Craft breweries have mushroomed in Finland, and the beer is available in restaurants all over Helsinki – accompanying slow-cooked elk with garlic and juniper in Bryggeri, for example.
In the city’s many independent coffee shops look for the sweet decadence of laskiaispulla – cardamom buns filled with strawberry jam and whipped cream. There is a wide choice. One place, among many, Helsingin Kahvipaahtimo, 29 Päijänteentie, caught my eye.
03 Where to stay
The Hotel Lilla Roberts, opened in August 2015, in a renovated early 20th century classic Finnish Art Nouveau style building - its previous tenants include a power station and the Helsinki Police Department.
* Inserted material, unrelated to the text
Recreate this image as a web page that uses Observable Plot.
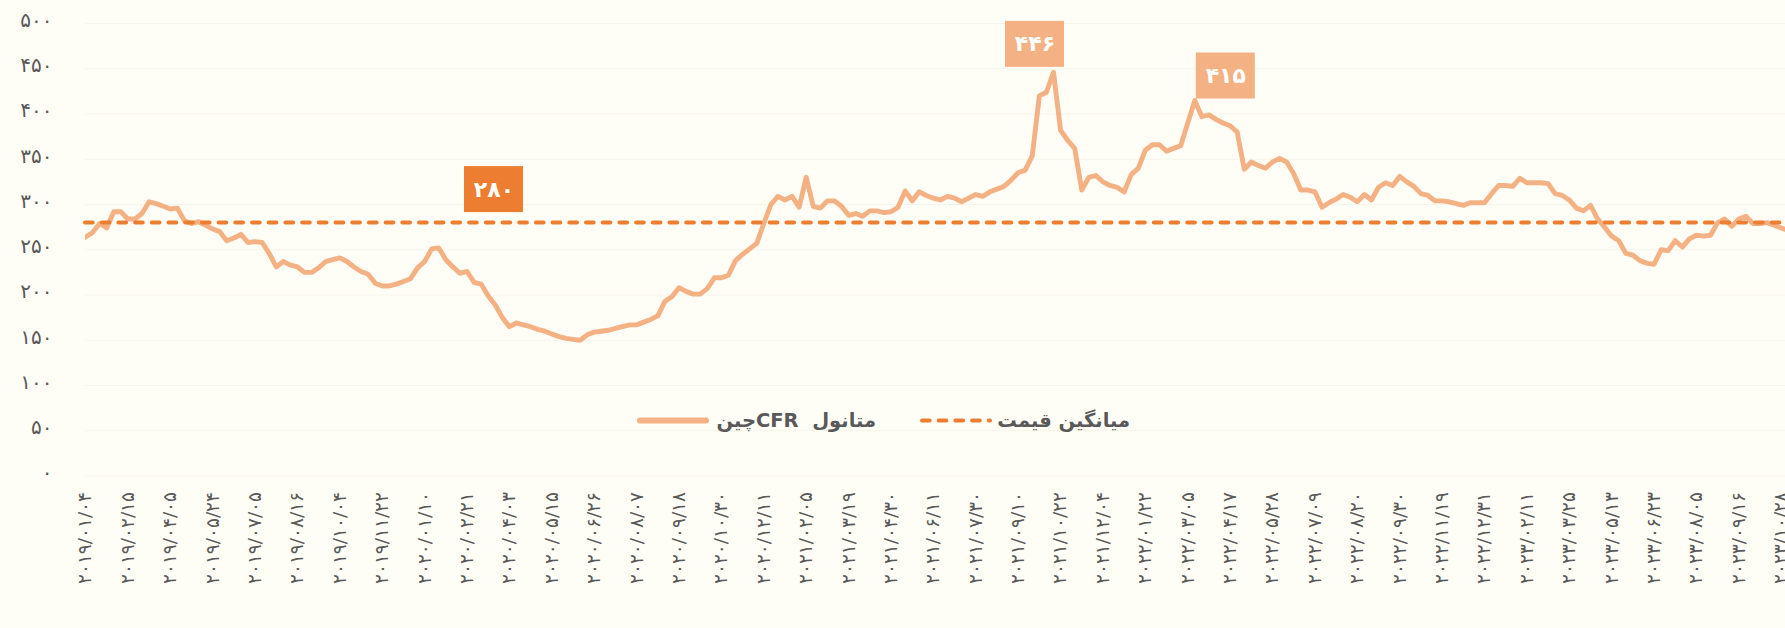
<!DOCTYPE html>
<html><head><meta charset="utf-8">
<script src="https://cdn.jsdelivr.net/npm/d3@7"></script>
<script src="https://cdn.jsdelivr.net/npm/@observablehq/plot@0.6"></script>
<style>
html,body{margin:0;padding:0;background:#FFFEF6;}
#chart{width:1785px;height:628px;overflow:hidden;}
</style></head><body><div id="chart"></div>
<script>
// Weekly methanol CFR China price (USD/t), one value per week
const prices = [
264,269,279,274,292,292,284,284,290,303,301,298,295,296,282,279,281,277,273,270,
260,263,267,258,259,258,246,231,237,233,231,225,225,230,237,239,241,237,231,226,
223,213,210,210,212,215,218,230,237,251,252,239,231,224,226,214,212,199,189,175,
165,169,167,165,162,160,157,154,152,151,150,156,159,160,161,163,165,167,167,170,
173,177,193,198,208,204,201,201,207,219,219,222,238,245,251,257,279,300,309,305,
309,297,330,298,296,304,304,298,288,290,287,293,293,291,292,297,315,304,314,310,
307,305,309,307,303,307,311,309,314,317,320,327,335,338,354,420,424,446,382,371,
362,316,330,332,325,321,319,314,333,340,360,366,366,359,362,365,390,415,397,399,
394,390,387,380,339,347,343,340,347,351,347,334,316,316,314,297,302,306,311,308,
303,311,305,319,324,321,331,325,320,312,310,304,304,303,301,299,302,302,302,312,
321,321,320,329,324,324,324,323,312,310,305,296,293,299,284,275,265,260,246,244,
238,235,234,250,249,260,253,262,266,265,266,280,284,276,284,287,279,279,280,277,
274,271
];
// category labels shown on every 6th week
const tickLabels = [
"۲۰۱۹/۰۱/۰۴","۲۰۱۹/۰۲/۱۵","۲۰۱۹/۰۴/۰۵","۲۰۱۹/۰۵/۲۴","۲۰۱۹/۰۷/۰۵","۲۰۱۹/۰۸/۱۶","۲۰۱۹/۱۰/۰۴","۲۰۱۹/۱۱/۲۲",
"۲۰۲۰/۰۱/۱۰","۲۰۲۰/۰۲/۲۱","۲۰۲۰/۰۴/۰۳","۲۰۲۰/۰۵/۱۵","۲۰۲۰/۰۶/۲۶","۲۰۲۰/۰۸/۰۷","۲۰۲۰/۰۹/۱۸","۲۰۲۰/۱۰/۳۰",
"۲۰۲۰/۱۲/۱۱","۲۰۲۱/۰۲/۰۵","۲۰۲۱/۰۳/۱۹","۲۰۲۱/۰۴/۳۰","۲۰۲۱/۰۶/۱۱","۲۰۲۱/۰۷/۳۰","۲۰۲۱/۰۹/۱۰","۲۰۲۱/۱۰/۲۲",
"۲۰۲۱/۱۲/۰۴","۲۰۲۲/۰۱/۲۲","۲۰۲۲/۰۳/۰۵","۲۰۲۲/۰۴/۱۷","۲۰۲۲/۰۵/۲۸","۲۰۲۲/۰۷/۰۹","۲۰۲۲/۰۸/۲۰","۲۰۲۲/۰۹/۳۰",
"۲۰۲۲/۱۱/۱۹","۲۰۲۲/۱۲/۳۱","۲۰۲۳/۰۲/۱۱","۲۰۲۳/۰۳/۲۵","۲۰۲۳/۰۵/۱۳","۲۰۲۳/۰۶/۲۳","۲۰۲۳/۰۸/۰۵","۲۰۲۳/۰۹/۱۶",
"۲۰۲۳/۱۰/۲۸"
];
const tickEvery = 6;
const yTicks = [0,50,100,150,200,250,300,350,400,450,500];
const averagePrice = 280;
const averageLabel = "۲۸۰";
const averageLabelWeek = 58;
const peakWeeks = [137, 157];
const peakLabels = ["۴۴۶", "۴۱۵"];
const legendLabels = ["متانول  CFRچین", "میانگین قیمت"];

const toFa = n => String(n).replace(/\d/g, d => "۰۱۲۳۴۵۶۷۸۹"[d]);
const data = prices.map((v, i) => ({i, v}));
const ticks = tickLabels.map((_, k) => k * tickEvery);
const peaks = peakWeeks.map((w, k) => ({i: w, v: prices[w], label: peakLabels[k]}));
const avgAnn = [{i: averageLabelWeek, v: averagePrice, label: averageLabel}];

const FONT = "'DejaVu Sans', sans-serif";
const LINE = "#F4B183", AVG = "#ED7D31", TXT = "#595959";

function box(arr, fill, dx, dy) {
  return [
    Plot.rect(arr, {x1: "i", x2: "i", y1: "v", y2: "v", fill,
      insetLeft: -29.5, insetRight: -29.5, insetTop: -23, insetBottom: -23, dx, dy}),
    Plot.text(arr, {x: "i", y: "v", text: "label", fill: "white", fontWeight: "bold",
      fontSize: 22, dx, dy, textAnchor: "middle", lineAnchor: "middle"})
  ];
}

const plot = Plot.plot({
  width: 1785, height: 628,
  marginLeft: 85, marginRight: 0, marginTop: 23, marginBottom: 152.5,
  style: {background: "#FFFEF6", fontFamily: FONT, color: TXT, overflow: "hidden"},
  x: {type: "linear", domain: [0, 240.6]},
  y: {domain: [0, 500]},
  marks: [
    Plot.ruleY(yTicks, {x1: 70, stroke: "#F6F5EA", strokeWidth: 1, x1: undefined}),
    Plot.axisY({ticks: yTicks, tickSize: 0, tickPadding: 33, tickFormat: toFa, fontSize: 20, dy: -3, label: null}),
    Plot.axisX({ticks, tickSize: 0, tickPadding: 16, tickRotate: -90, fontSize: 18.5,
      tickFormat: i => tickLabels[i / tickEvery], label: null}),
    Plot.lineY(data, {x: "i", y: "v", stroke: LINE, strokeWidth: 4.9, strokeLinejoin: "round", clip: true}),
    Plot.ruleY([averagePrice], {stroke: AVG, strokeWidth: 4, strokeDasharray: "7.7,9", strokeLinecap: "round"}),
    ...box([peaks[0]], LINE, -18.5, -28),
    ...box([peaks[1]], LINE, 31, -24.4),
    ...box(avgAnn, AVG, -1.3, -33)
  ]
});
document.getElementById("chart").appendChild(plot);

// legend inside the plot area
const svg = d3.select(plot);
const lg = svg.append("g").attr("font-family", FONT).attr("font-weight", "bold")
  .attr("font-size", 19.5).attr("fill", TXT);
lg.append("line").attr("x1", 640).attr("x2", 706).attr("y1", 420.5).attr("y2", 420.5)
  .attr("stroke", LINE).attr("stroke-width", 6).attr("stroke-linecap", "round");
lg.append("text").attr("x", 876).attr("y", 420).attr("direction", "rtl").attr("text-anchor", "start")
  .attr("dominant-baseline", "central").text(legendLabels[0]);
lg.append("line").attr("x1", 922).attr("x2", 990).attr("y1", 420.5).attr("y2", 420.5)
  .attr("stroke", AVG).attr("stroke-width", 4).attr("stroke-dasharray", "7.7,9").attr("stroke-linecap", "round");
lg.append("text").attr("x", 1130).attr("y", 420).attr("direction", "rtl").attr("text-anchor", "start")
  .attr("dominant-baseline", "central").text(legendLabels[1]);
</script></body></html>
The hotel facade has a distinctive Art Deco typeface. There is a checkerboard floor in the lobby, and a giant black horse with a lampshade on its head beside the reception desk. For lodging at a more modest rate, try the Forenom Helsinki City Aparthotel. Here the business model is no reception and no staff on site. Everything is arranged online. You unlock the room with a key code. The room includes free WiFi, TV and kettle. Under 100 Euros for two nights.
04 Nearby
Among the out of town attractions is Nuuksio National Park, near Espoo. The resident star is the flying squirrel. Smaller than UK squirrels, with big, black eyes for sharp night vision, it glides up to 200 feet among the spruce, aspen and birches, using a flap of loose skin connecting back and front limbs. The park is close to the city, an hour by public transport, and worth an excursion at any time of year. In the winter you may sample the 20 miles of marked trails in snowshoes. Close to the park is the new Finnish Nature Centre, at Haltia. Exhibitions in the all-wood building depict nature from all over Finland, photographed by the nation’s top photographers. There are fine views over Pitkäjärvi, one of Finland’s many glorious lakes, from the tower at the centre.